The acting headmistress of Char Shanpancha Government Primary School says one of the main difficulties faced by teaching staff is transport. “My home is fifteen kilometres from the school,” she explains. “I have to travel three kilometres by rickshaw, four by bus and then another three by boat, to finally walk five kilometres to reach the school grounds. It's very time-consuming.”
“As we do inevitably arrive at the school late, we have a local Higher School Certificate graduate to hold classes as a para-teacher,” she continues. “Like me, our two assistant teachers are women. For security considerations it's unreasonable to expect them to stay the night on the shoal. Although we face many difficulties to reach school, we do our best.”

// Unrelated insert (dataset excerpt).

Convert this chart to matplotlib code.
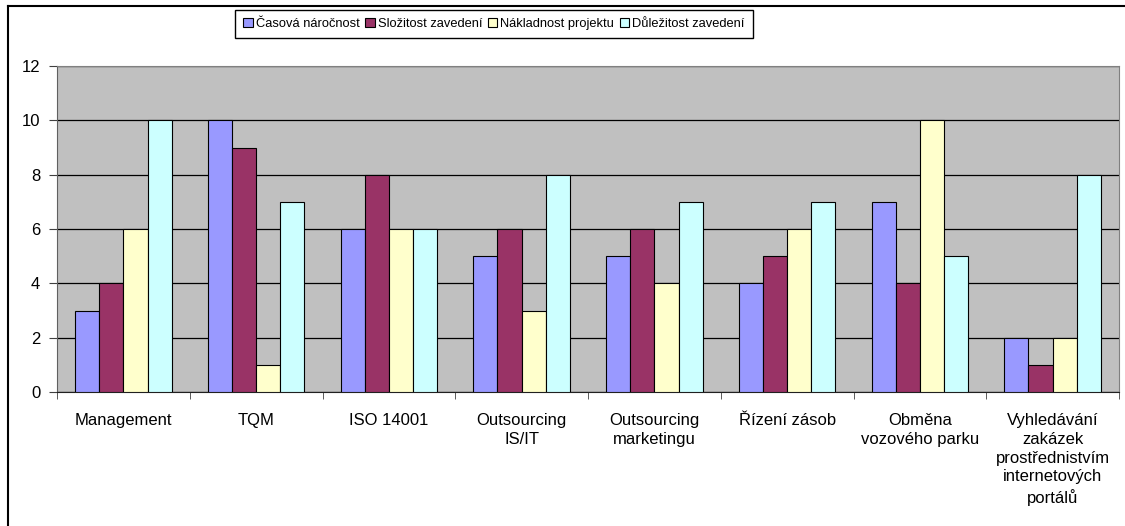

Several initiatives have been taken to encourage school attendance in shoal areas. Students receive a scholarship of Tk 100 per month for attendance and midday meals are provided. School infrastructure has been developed. And yet, it seems, such efforts have met with limited success.
If a child harvests chillies instead of going to school, they can earn around Tk 100 per day, which is difficult for struggling families to resist.
Meanwhile, Sariakandi's assistant thana education officer Rafiqul Alam disagrees that the standard of education in shoal schools is lacking. “We have sufficient classes and proper education in those areas,” he says. “There is no para-teacher in any of the schools. Teaching quality is improving day by day.”
He says that of the upazila's 168 primary schools, the 44 schools that are located on shoals cater to the needs of nearly 7,000 students. Rafiqul claims class attendance stands at over ninety percent; but many parents disagree. On the shoals they claim, only a very few students attend class with regularity.